Neither the bus system nor the public bicycle sharing system attracts many users. So, Sejong City has large areas reserved for parking:
A car is necessary to move around the city. Most of the parking lots are just temporary on undeveloped land but once citizens develop a habit, it’s difficult to change.
There’s one more aspect I want to look at: the residential area. Some areas are designated to detached housing but they are still undeveloped. The huge majority of housing is in the following form:
Apartments clearly dominate the city. This view shows the western area (around the government complex).
I could show you a million pictures of apartment complexes but they would sadly all be the same.
In order to host 500,000 people still many apartments seem to be needed.
Crossing the Geumgang to the East, it gets even more extreme regarding apartment constructions.
It seems that the city is developed in stages: At first, the western side including the government complex was built up, now the eastern side is in development. a research center complex, the KDI school and the new city hall is already completed on the eastern side. The next development will probably happen in the southern part of Sejong City and then the northern part is being built as the last stage.
Regarding housing I would have liked to see more alternative approaches. It didn’t have to be anything exotic or crazy. I just doubt that it is really necessary to build 20-story high towers around the whole city. At night many apartment buildings were dark.
After my visit to Sejong City I realized that there is something missing in all the new town-projects (Songdo, Pangyo, Gwangyo and in Sejong City as well): motels! There isn’t a single motel in any of these young cities. The reason is that motels are stigmatized in Korea with a bad, shady image. So apartment owners and city officials don’t want to have them in a city. But my personal opinion is that motels and some other features are part of a city because they are simply part of the society. They are important for a healthy, well-balanced urban environment.
The other problem with a lack of motels is that it equals a lack of accommodations for short-time visitors in Sejong City. The ministries are going to have many international events and foreign visitors will have to sleep somewhere close to the venues. Hotels will be constructed in the near future but until then, visitors have to sleep in Daejeon or some of the small towns around Sejong City.
The Portal to Escape
Because of high demand intercity buses stop at two places in Sejong City: at the government complex and at the bus terminal.
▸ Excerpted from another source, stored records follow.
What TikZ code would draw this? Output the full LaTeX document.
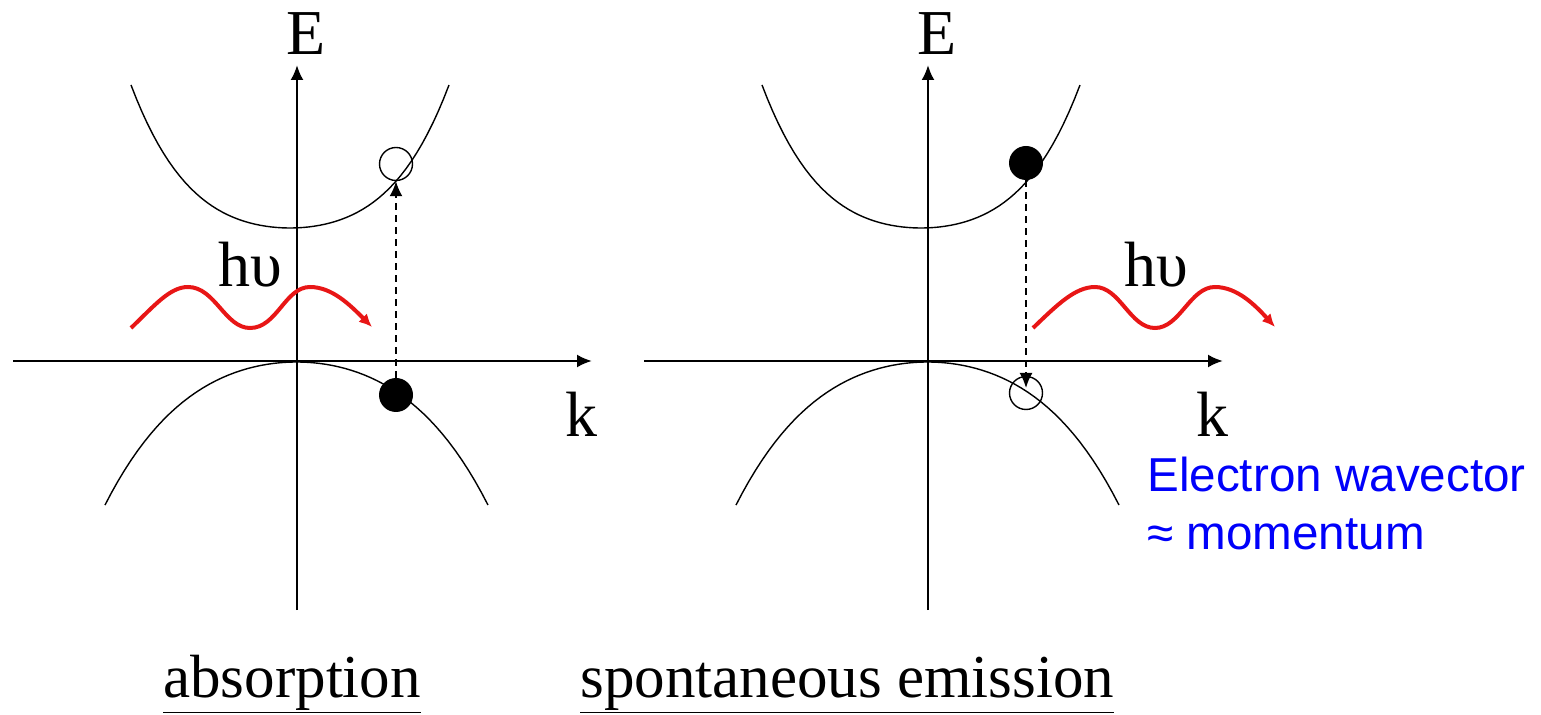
\documentclass[tikz,border=0pt]{standalone}
\usepackage{fontspec}
\setmainfont{Liberation Serif}
\newfontfamily\notefont{Liberation Sans}
\usetikzlibrary{arrows.meta}
\definecolor{photonred}{RGB}{232,22,22}
\definecolor{noteblue}{RGB}{0,0,250}

\begin{document}
\begin{tikzpicture}[x=0.5pt,y=-0.5pt,>={Latex[length=7.5pt,width=6.5pt]},
    axis/.style={->,line width=1.2pt},
    band/.style={line width=0.7pt},
    trans/.style={->,line width=1pt,dash pattern=on 3.5pt off 2.5pt},
    photon/.style={->,>={Latex[length=6.5pt,width=6pt]},line width=2pt,photonred},
    electron/.style={circle,fill,inner sep=0pt,minimum size=17pt},
    hole/.style={circle,draw,line width=0.7pt,inner sep=0pt,minimum size=16.5pt},
    lbl/.style={font=\fontsize{32}{38}\selectfont,inner sep=0pt,anchor=base},
    caption/.style={font=\fontsize{30.5}{37}\selectfont,inner sep=0pt,anchor=base west}]
  \useasboundingbox (0,0) rectangle (1541,715);

  % both panels: axes, labels, bands
  \foreach \dx/\p in {0/a,631/b} {
    \begin{scope}[shift={(\dx,0)}]
      \coordinate (\p Ebot) at (297,610);
      \coordinate (\p Etop) at (297,65);
      \coordinate (\p kl) at (13,361);
      \coordinate (\p kr) at (592,361);
      \draw[axis] (\p Ebot) -- (\p Etop);
      \draw[axis] (\p kl) -- (\p kr);
      \node[lbl] (\p E) at (306,55) {E};
      \node[lbl] (\p k) at (581,437) {k};
      \draw[band] plot[domain=-1.59:1.59,samples=60] ({290+100*\x},{228-29.8*\x*\x-10.59*\x*\x*\x*\x});
      \draw[band] plot[domain=-1.915:1.915,samples=60] ({296.5+100*\x},{362+26.63*\x*\x+3.374*\x*\x*\x*\x});
    \end{scope}
  }

  % absorption
  \node[electron] (ea) at (396,395) {};
  \node[hole] (ha) at (396,164) {};
  \draw[trans] (ea) -- (ha);
  \coordinate (wa) at (131,328);
  \coordinate (wa') at (372,327);
  \draw[photon] (wa) .. controls (155,305) and (170,287) .. (188,287)
    .. controls (215,287) and (225,328) .. (250,328)
    .. controls (277,328) and (285,287) .. (310,287)
    .. controls (332,287) and (350,305) .. (wa');
  \node[lbl] (hva) at (250,287) {hυ};

  % spontaneous emission
  \node[electron] (eb) at (1026,163) {};
  \node[hole] (hb) at (1026,393) {};
  \draw[trans,shorten >=2.5pt] (eb) -- (hb.center);
  \coordinate (wb) at (1033,328);
  \coordinate (wb') at (1275,327);
  \draw[photon] (wb) .. controls (1057,305) and (1075,287) .. (1095,287)
    .. controls (1120,287) and (1130,328) .. (1155,328)
    .. controls (1180,328) and (1190,287) .. (1215,287)
    .. controls (1237,287) and (1255,305) .. (wb');
  \node[lbl] (hvb) at (1156,287) {hυ};

  \node[caption] (abs) at (163,697) {\underline{absorption}};
  \node[caption] (spe) at (580,697) {\underline{spontaneous emission}};
  \node[font=\notefont\fontsize{23.8}{29}\selectfont,text=noteblue,align=left,
    anchor=base west,inner sep=0pt] (note) at (1147,550) {Electron wavector\\≈ momentum};
\end{tikzpicture}
\end{document}
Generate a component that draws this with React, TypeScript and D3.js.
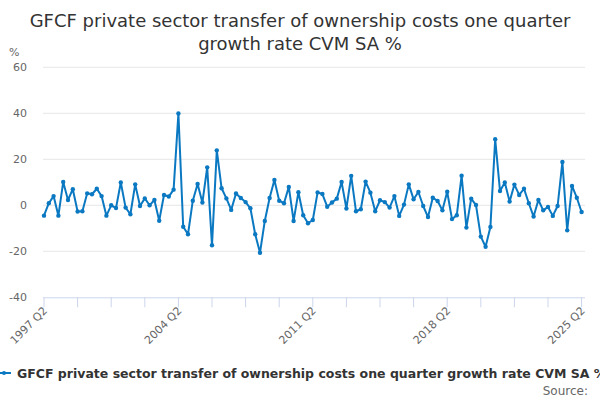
import { useEffect, useRef } from "react";
import * as d3 from "d3";

// quarterly growth, 1997 Q2 .. 2025 Q2
const startYear = 1997;
const startQuarter = 2;
const values: number[] = [
  -4.5, 0.9, 4.0, -4.5, 10.1, 2.3, 7.0, -2.7, -2.6, 5.2, 4.8, 7.2, 4.0, -4.5,
  0.0, -1.2, 9.9, -1.0, -3.9, 9.1, -0.3, 3.0, 0.0, 2.3, -6.7, 4.5, 3.8, 6.8,
  39.9, -9.3, -12.6, 2.0, 9.3, 1.2, 16.5, -17.4, 23.9, 7.4, 3.0, -2.0, 5.1, 3.2,
  1.4, -1.3, -12.6, -20.6, -6.8, 3.2, 11.0, 2.0, 0.9, 8.0, -6.8, 5.7, -4.3, -7.8,
  -6.4, 5.6, 4.9, -0.6, 1.2, 2.9, 10.1, -1.4, 12.8, -2.6, -1.7, 10.3, 5.5, -2.6,
  2.2, 1.4, -1.0, 4.0, -4.6, 0.3, 9.1, 2.6, 5.8, -0.3, -5.1, 3.3, 1.9, -2.2,
  5.9, -6.0, -4.3, 12.9, -9.7, 2.9, 0.1, -13.6, -18.0, -9.4, 28.7, 6.2, 9.9, 1.6,
  9.0, 4.5, 7.2, 0.9, -4.9, 2.3, -2.2, -0.7, -4.6, -0.3, 18.8, -10.9, 8.4, 3.3,
  -2.9,
];
const yTicks = [-40, -20, 0, 20, 40, 60];
const tickLabels = ["1997 Q2", "2004 Q2", "2011 Q2", "2018 Q2", "2025 Q2"];

const quarterLabel = (i: number) => {
  const q = startQuarter - 1 + i;
  return `${startYear + Math.floor(q / 4)} Q${(q % 4) + 1}`;
};

const seriesName =
  "GFCF private sector transfer of ownership costs one quarter growth rate CVM SA %";
const font = "'DejaVu Sans', sans-serif";
const blue = "#0b78c2";

export default function App() {
  const svgRef = useRef<SVGSVGElement | null>(null);

  useEffect(() => {
    const svg = d3.select(svgRef.current);
    svg.selectAll("*").remove();

    const x = d3.scaleLinear().domain([0, values.length - 1]).range([44, 581.6]);
    const y = d3.scaleLinear().domain([-40, 60]).range([297.3, 67.3]);

    // title
    const title = svg
      .append("text")
      .attr("text-anchor", "middle")
      .attr("font-size", 18)
      .attr("fill", "#333")
      .attr("font-family", font);
    title.append("tspan").attr("x", 300).attr("y", 27)
      .text("GFCF private sector transfer of ownership costs one quarter");
    title.append("tspan").attr("x", 300).attr("y", 50).text("growth rate CVM SA %");

    // grid + y labels
    svg
      .append("g")
      .selectAll("line")
      .data(yTicks.filter((t) => t !== -40))
      .join("line")
      .attr("x1", 43)
      .attr("x2", 585)
      .attr("y1", (d) => y(d))
      .attr("y2", (d) => y(d))
      .attr("stroke", "#e6e6e6");

    svg
      .append("g")
      .selectAll("text")
      .data(yTicks)
      .join("text")
      .attr("x", 27)
      .attr("y", (d) => y(d) + 4)
      .attr("text-anchor", "end")
      .attr("font-size", 11)
      .attr("fill", "#666")
      .attr("font-family", font)
      .text((d) => d);

    svg.append("text")
      .attr("x", 9)
      .attr("y", 56)
      .attr("font-size", 11)
      .attr("fill", "#666")
      .attr("font-family", font)
      .text("%");

    // x axis
    svg.append("line")
      .attr("x1", 43)
      .attr("x2", 585)
      .attr("y1", y(-40) + 0.5)
      .attr("y2", y(-40) + 0.5)
      .attr("stroke", "#ccd6eb");

    const tickIdx = d3.range(0, values.length, 7);
    svg
      .append("g")
      .selectAll("line")
      .data(tickIdx)
      .join("line")
      .attr("x1", (d) => x(d))
      .attr("x2", (d) => x(d))
      .attr("y1", y(-40))
      .attr("y2", y(-40) + 10)
      .attr("stroke", "#ccd6eb");

    const labelIdx = tickIdx.filter((i) => tickLabels.includes(quarterLabel(i)));
    svg
      .append("g")
      .selectAll("text")
      .data(labelIdx)
      .join("text")
      .attr("transform", (d) => `translate(${x(d) + 4},${y(-40) + 14}) rotate(-45)`)
      .attr("text-anchor", "end")
      .attr("font-size", 11)
      .attr("fill", "#666")
      .attr("font-family", font)
      .text((d) => quarterLabel(d));

    // series
    const line = d3
      .line<number>()
      .x((_, i) => x(i))
      .y((d) => y(d));

    svg.append("path")
      .datum(values)
      .attr("d", line)
      .attr("fill", "none")
      .attr("stroke", blue)
      .attr("stroke-width", 2)
      .attr("stroke-linejoin", "round");

    svg
      .append("g")
      .selectAll("circle")
      .data(values)
      .join("circle")
      .attr("cx", (_, i) => x(i))
      .attr("cy", (d) => y(d))
      .attr("r", 2.2)
      .attr("fill", blue);

    // legend (runs past the right edge, as in the source chart)
    svg.append("line")
      .attr("x1", 0)
      .attr("x2", 11)
      .attr("y1", 373)
      .attr("y2", 373)
      .attr("stroke", blue)
      .attr("stroke-width", 2);
    svg.append("circle").attr("cx", 4).attr("cy", 373).attr("r", 2).attr("fill", blue);
    svg.append("text")
      .attr("x", 17)
      .attr("y", 378)
      .attr("font-size", 12.5)
      .attr("font-weight", "bold")
      .attr("fill", "#333")
      .attr("font-family", font)
      .text(seriesName);

    svg.append("text")
      .attr("x", 588)
      .attr("y", 395)
      .attr("text-anchor", "end")
      .attr("font-size", 12)
      .attr("fill", "#666")
      .attr("font-family", font)
      .text("Source:");
  }, []);

  return (
    <svg
      ref={svgRef}
      width={600}
      height={400}
      style={{ position: "absolute", left: 0, top: 0, background: "#fff" }}
    />
  );
}
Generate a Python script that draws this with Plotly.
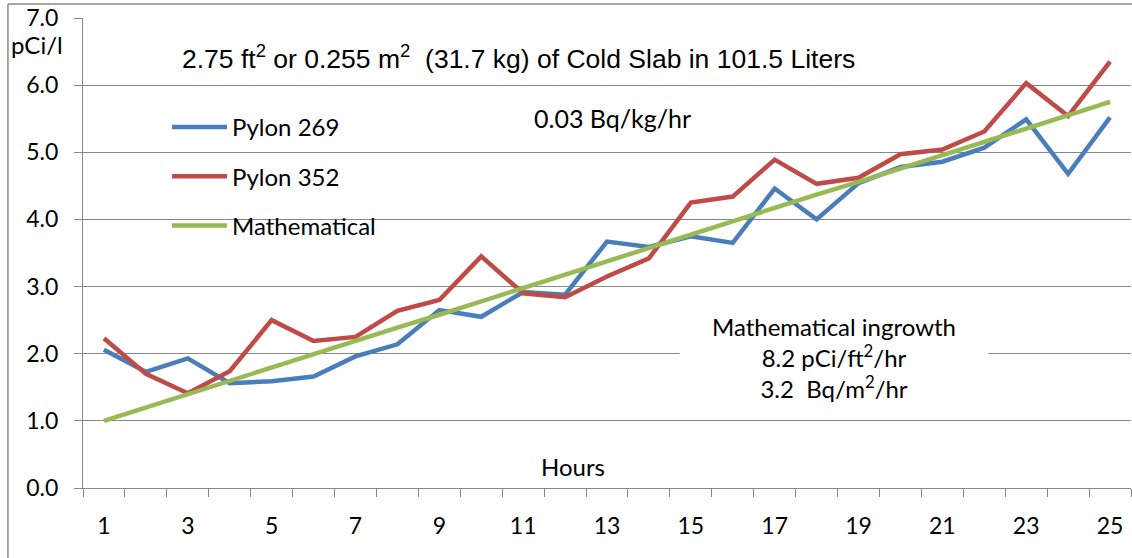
import plotly.graph_objects as go

hours = list(range(1, 26))
pylon_269 = [2.06, 1.73, 1.93, 1.56, 1.59, 1.66, 1.96, 2.14, 2.65, 2.55,
             2.92, 2.88, 3.67, 3.59, 3.75, 3.65, 4.46, 4.00, 4.54, 4.78,
             4.86, 5.07, 5.49, 4.68, 5.52]
pylon_352 = [2.23, 1.70, 1.41, 1.74, 2.50, 2.19, 2.25, 2.64, 2.80, 3.45,
             2.90, 2.84, 3.15, 3.42, 4.25, 4.34, 4.89, 4.53, 4.62, 4.97,
             5.04, 5.31, 6.03, 5.54, 6.35]
mathematical = [1.00, 1.20, 1.40, 1.59, 1.79, 1.99, 2.19, 2.39, 2.58, 2.78,
                2.98, 3.18, 3.38, 3.57, 3.77, 3.97, 4.17, 4.37, 4.56, 4.76,
                4.96, 5.16, 5.36, 5.55, 5.75]
series_names = ["Pylon 269", "Pylon 352", "Mathematical"]
x_tick_labels = [str(h) for h in range(1, 26, 2)]
y_tick_values = [0, 1, 2, 3, 4, 5, 6, 7]

colors = ["#4A7EBB", "#BE4B48", "#98B954"]
TXT = "Lato, Calibri, sans-serif"
GRID = "#878787"

fig = go.Figure()
for name, vals, col in zip(series_names, [pylon_269, pylon_352, mathematical], colors):
    fig.add_trace(go.Scatter(x=hours, y=vals, mode="lines", name=name,
                             legendgroup=name,
                             line=dict(color=col, width=4.5)))

fig.update_layout(
    width=1132, height=558,
    margin=dict(l=83, r=1, t=18, b=70),
    paper_bgcolor="white", plot_bgcolor="white",
    font=dict(family=TXT, size=24, color="black"),
    showlegend=True,
    legend=dict(x=0.0802, y=0.815, xanchor="left", yanchor="top",
                bgcolor="rgba(0,0,0,0)", traceorder="grouped", tracegroupgap=15,
                itemwidth=55, font=dict(family=TXT, size=24, color="black")),
    xaxis=dict(range=[0.5, 25.5], tickmode="array",
               tickvals=[int(t) for t in x_tick_labels], ticktext=x_tick_labels,
               ticks="", showgrid=False, zeroline=False,
               showline=True, linecolor=GRID, linewidth=1,
               tickfont=dict(family=TXT, size=23, color="black"),
               ticklabelstandoff=17,
               minor=dict(tickmode="linear", tick0=0.5, dtick=1,
                          ticks="outside", ticklen=8, tickcolor=GRID,
                          showgrid=False)),
    yaxis=dict(range=[0, 7], tickmode="array", tickvals=y_tick_values,
               tickformat=".1f", ticks="outside", ticklen=8, tickcolor=GRID,
               showgrid=True, gridcolor=GRID, gridwidth=1, zeroline=False,
               showline=True, linecolor=GRID, linewidth=1,
               tickfont=dict(family=TXT, size=23, color="black"),
               ticklabelstandoff=11),
)

annots = [
    dict(text="2.75 ft<sup>2</sup> or 0.255 m<sup>2</sup>  (31.7 kg) of Cold Slab in 101.5 Liters",
         x=0.4155, y=0.917, font=dict(family="Liberation Sans, Arial", size=26.5, color="black")),
    dict(text="0.03 Bq/kg/hr", x=0.5057, y=0.787, font=dict(family=TXT, size=25, color="black")),
    dict(text="Mathematical ingrowth<br>8.2 pCi/ft<sup>2</sup>/hr<br>3.2  Bq/m<sup>2</sup>/hr",
         x=0.7166, y=0.2787, bgcolor="white", width=306, align="center"),
    dict(text="Hours", x=0.4676, y=0.0447),
    dict(text="pCi/l", x=-0.0439, y=0.9426),
]
for a in annots:
    base = dict(xref="paper", yref="paper", showarrow=False,
                xanchor="center", yanchor="middle",
                font=dict(family=TXT, size=24, color="black"))
    base.update(a)
    fig.add_annotation(**base)

# white backing of the legend box (covers gridlines, under traces)
fig.add_shape(type="rect", xref="paper", yref="paper", layer="between",
              x0=0.0687, x1=0.3044, y0=0.506, y1=0.8255,
              fillcolor="white", line=dict(width=0))

# chart area border (left and top)
fig.add_shape(type="line", xref="paper", yref="paper",
              x0=-0.0716, x1=-0.0716, y0=1.03, y1=-0.16,
              line=dict(color="#8a8a8a", width=1.5))
fig.add_shape(type="line", xref="paper", yref="paper",
              x0=-0.0716, x1=1.01, y0=1.03, y1=1.03,
              line=dict(color="#8a8a8a", width=1.5))

fig.write_html("out.html", config={"displayModeBar": False},
               post_script="document.body.style.margin='0px';")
I recommend to use the stop at the government complex because it is central and there are more buses passing this area. The portal at the government complex gets you out of the city:
Here you can get a bus ticket to Seoul or Gyeonggi-do from the bus stop at the government complex.
Compared to other cities (not only Korean cities), Sejong City has many positive features: It’s clean and green. It has a good land-use system. The density is moderate for international standards.
BUT the city is currently a disappointment in my personal opinion. If you have almost unlimited funds and build a whole city from scratch, then I expect something way better and more innovative than what we can see there. Maybe it is just a sad reality that the Korean dream consists of apartment blocks, free parking near the office, artificial streams and lake parks.
A general problem of Sejong City is that not all ministries moved. The national assembly and many important government bodies are still in Seoul. This leads to a lot of travel for higher officials between Sejong City and Seoul. It means that a lot of time and money is spent on buses and trains. The shuttle bus service shows that Sejong City can’t survive without Seoul. Sejong City is still a toddler learning to stand up on its own.
What can you expect from a city that “opened” three years ago? The “completion” is set for 2030. I hope that the public transport system will improve in the future and that more cultural facilities and attractions are built in Sejong City.